The exercise: Repeat exactly, and only, the lines below starting at the line that contains "What matplotlib code" and ending at the line that contains "import numpy as np", inclusive of both.

Items:
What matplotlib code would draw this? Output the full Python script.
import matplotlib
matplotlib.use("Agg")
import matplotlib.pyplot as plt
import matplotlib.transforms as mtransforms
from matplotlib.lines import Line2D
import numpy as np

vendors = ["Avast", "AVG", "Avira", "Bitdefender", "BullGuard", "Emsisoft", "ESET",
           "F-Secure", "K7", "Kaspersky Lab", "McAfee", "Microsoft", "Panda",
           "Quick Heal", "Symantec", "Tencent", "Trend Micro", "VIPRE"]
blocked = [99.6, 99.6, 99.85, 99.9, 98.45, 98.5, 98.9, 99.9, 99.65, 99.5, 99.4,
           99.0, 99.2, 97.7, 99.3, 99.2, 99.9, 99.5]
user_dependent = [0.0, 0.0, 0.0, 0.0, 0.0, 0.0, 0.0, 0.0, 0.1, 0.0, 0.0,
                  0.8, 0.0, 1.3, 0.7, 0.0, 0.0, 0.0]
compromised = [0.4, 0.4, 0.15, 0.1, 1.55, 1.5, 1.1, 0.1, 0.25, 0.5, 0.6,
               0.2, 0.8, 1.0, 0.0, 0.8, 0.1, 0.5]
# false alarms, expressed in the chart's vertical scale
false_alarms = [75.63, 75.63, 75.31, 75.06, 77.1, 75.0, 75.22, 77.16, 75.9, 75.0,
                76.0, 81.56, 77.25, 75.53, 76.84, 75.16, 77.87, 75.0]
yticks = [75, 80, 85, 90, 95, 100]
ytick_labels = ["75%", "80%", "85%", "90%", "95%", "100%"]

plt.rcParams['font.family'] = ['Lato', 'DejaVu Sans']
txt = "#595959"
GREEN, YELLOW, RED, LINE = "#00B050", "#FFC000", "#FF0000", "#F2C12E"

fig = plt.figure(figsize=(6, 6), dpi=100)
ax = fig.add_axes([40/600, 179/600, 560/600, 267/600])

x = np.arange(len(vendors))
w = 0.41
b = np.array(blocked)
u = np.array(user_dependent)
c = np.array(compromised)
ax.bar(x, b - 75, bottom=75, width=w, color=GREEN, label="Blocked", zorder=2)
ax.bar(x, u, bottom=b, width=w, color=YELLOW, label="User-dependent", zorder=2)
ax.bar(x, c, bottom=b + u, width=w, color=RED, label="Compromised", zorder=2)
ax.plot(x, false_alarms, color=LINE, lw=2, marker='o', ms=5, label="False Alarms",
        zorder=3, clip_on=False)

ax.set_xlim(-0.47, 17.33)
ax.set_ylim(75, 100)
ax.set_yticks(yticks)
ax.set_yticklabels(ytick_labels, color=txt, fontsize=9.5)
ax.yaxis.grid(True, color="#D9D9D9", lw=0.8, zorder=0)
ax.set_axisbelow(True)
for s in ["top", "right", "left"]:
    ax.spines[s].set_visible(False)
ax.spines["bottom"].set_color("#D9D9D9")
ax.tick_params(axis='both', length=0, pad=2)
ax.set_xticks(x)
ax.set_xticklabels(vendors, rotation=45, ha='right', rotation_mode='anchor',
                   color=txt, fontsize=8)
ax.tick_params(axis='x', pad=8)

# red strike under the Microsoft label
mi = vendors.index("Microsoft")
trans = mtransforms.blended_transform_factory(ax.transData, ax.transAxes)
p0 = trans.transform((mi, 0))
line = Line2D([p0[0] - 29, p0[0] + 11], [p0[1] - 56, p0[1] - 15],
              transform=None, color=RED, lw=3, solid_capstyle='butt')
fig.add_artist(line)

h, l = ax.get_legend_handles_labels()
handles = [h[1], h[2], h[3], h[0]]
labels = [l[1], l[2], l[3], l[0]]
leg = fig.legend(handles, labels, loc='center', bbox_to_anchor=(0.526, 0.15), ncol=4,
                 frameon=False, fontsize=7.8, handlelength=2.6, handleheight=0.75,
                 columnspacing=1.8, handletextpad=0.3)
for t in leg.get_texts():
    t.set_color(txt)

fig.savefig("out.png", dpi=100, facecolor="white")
* * *
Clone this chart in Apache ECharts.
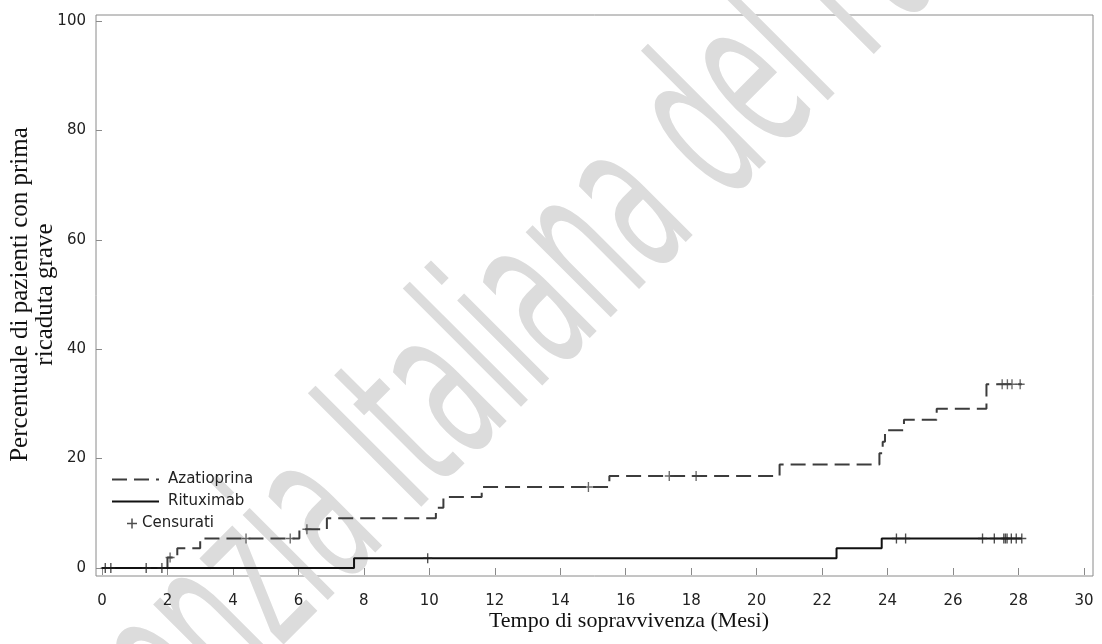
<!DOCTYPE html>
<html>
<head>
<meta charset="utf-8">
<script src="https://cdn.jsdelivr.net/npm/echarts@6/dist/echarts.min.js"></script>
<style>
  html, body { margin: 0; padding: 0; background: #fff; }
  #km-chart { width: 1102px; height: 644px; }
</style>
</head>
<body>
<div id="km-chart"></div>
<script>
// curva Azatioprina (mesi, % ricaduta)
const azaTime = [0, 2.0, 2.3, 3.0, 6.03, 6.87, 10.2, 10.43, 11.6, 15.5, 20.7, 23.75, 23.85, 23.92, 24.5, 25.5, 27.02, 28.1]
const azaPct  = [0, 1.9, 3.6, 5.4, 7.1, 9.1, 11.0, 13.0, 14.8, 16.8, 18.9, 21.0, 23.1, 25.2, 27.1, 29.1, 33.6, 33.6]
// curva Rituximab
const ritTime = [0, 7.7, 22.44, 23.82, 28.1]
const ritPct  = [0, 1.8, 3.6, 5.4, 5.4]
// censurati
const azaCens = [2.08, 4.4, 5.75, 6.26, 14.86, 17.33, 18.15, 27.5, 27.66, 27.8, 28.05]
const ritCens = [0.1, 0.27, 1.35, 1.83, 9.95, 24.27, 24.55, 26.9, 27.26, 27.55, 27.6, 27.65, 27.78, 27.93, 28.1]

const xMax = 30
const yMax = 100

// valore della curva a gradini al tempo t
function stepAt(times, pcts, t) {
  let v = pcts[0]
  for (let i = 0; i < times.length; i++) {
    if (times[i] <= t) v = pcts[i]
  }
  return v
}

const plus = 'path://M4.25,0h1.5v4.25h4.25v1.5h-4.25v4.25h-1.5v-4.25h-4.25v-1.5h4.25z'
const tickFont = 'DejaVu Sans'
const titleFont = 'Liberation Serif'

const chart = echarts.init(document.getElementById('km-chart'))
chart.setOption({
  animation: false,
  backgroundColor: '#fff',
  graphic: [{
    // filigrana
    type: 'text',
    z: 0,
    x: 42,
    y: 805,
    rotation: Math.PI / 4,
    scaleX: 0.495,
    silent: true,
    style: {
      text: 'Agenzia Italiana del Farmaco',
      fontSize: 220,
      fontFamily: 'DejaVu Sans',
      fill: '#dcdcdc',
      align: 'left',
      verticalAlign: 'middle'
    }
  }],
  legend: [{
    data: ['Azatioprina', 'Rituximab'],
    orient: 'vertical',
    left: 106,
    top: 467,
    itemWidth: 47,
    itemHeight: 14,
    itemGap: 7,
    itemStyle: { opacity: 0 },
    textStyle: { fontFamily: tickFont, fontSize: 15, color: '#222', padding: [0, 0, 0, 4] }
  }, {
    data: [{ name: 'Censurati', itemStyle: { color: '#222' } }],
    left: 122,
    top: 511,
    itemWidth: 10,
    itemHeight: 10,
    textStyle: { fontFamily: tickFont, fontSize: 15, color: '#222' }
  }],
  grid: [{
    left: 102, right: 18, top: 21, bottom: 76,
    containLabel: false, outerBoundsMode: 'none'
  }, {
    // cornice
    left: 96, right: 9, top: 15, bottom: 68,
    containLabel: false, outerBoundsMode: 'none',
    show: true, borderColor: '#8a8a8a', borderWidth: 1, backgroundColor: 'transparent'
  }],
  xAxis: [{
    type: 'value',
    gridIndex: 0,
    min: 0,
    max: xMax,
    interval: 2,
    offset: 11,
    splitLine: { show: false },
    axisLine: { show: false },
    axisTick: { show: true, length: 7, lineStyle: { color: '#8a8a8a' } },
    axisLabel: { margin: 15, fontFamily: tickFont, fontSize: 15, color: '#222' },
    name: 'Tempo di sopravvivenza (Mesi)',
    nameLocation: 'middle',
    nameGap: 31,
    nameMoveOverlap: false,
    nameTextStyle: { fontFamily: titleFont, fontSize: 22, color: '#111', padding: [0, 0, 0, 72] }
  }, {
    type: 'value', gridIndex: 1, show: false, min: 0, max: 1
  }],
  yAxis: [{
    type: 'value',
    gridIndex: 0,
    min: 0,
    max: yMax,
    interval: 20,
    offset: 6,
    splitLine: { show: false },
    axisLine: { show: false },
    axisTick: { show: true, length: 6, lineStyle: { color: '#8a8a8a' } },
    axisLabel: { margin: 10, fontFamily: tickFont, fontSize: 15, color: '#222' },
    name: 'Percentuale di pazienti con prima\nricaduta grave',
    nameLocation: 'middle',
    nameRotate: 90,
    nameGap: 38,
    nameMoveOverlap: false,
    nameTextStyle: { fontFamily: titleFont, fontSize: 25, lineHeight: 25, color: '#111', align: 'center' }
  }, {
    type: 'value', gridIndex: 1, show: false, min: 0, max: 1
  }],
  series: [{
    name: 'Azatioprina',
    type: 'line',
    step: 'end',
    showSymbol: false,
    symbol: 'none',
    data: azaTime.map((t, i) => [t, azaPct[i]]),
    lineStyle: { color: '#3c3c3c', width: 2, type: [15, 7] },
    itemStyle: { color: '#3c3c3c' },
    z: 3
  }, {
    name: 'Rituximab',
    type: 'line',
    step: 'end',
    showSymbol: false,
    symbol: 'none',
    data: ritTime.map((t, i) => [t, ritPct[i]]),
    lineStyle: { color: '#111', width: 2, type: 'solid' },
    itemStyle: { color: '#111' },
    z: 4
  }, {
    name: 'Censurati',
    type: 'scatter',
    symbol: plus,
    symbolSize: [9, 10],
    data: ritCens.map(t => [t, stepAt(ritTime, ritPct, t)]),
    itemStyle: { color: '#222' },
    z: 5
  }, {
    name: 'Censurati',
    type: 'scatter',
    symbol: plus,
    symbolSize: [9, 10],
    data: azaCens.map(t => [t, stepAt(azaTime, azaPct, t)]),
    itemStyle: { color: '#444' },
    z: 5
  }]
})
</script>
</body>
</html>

Correct result:
What matplotlib code would draw this? Output the full Python script.
import matplotlib
matplotlib.use("Agg")
import matplotlib.pyplot as plt
import matplotlib.transforms as mtransforms
from matplotlib.lines import Line2D
import numpy as np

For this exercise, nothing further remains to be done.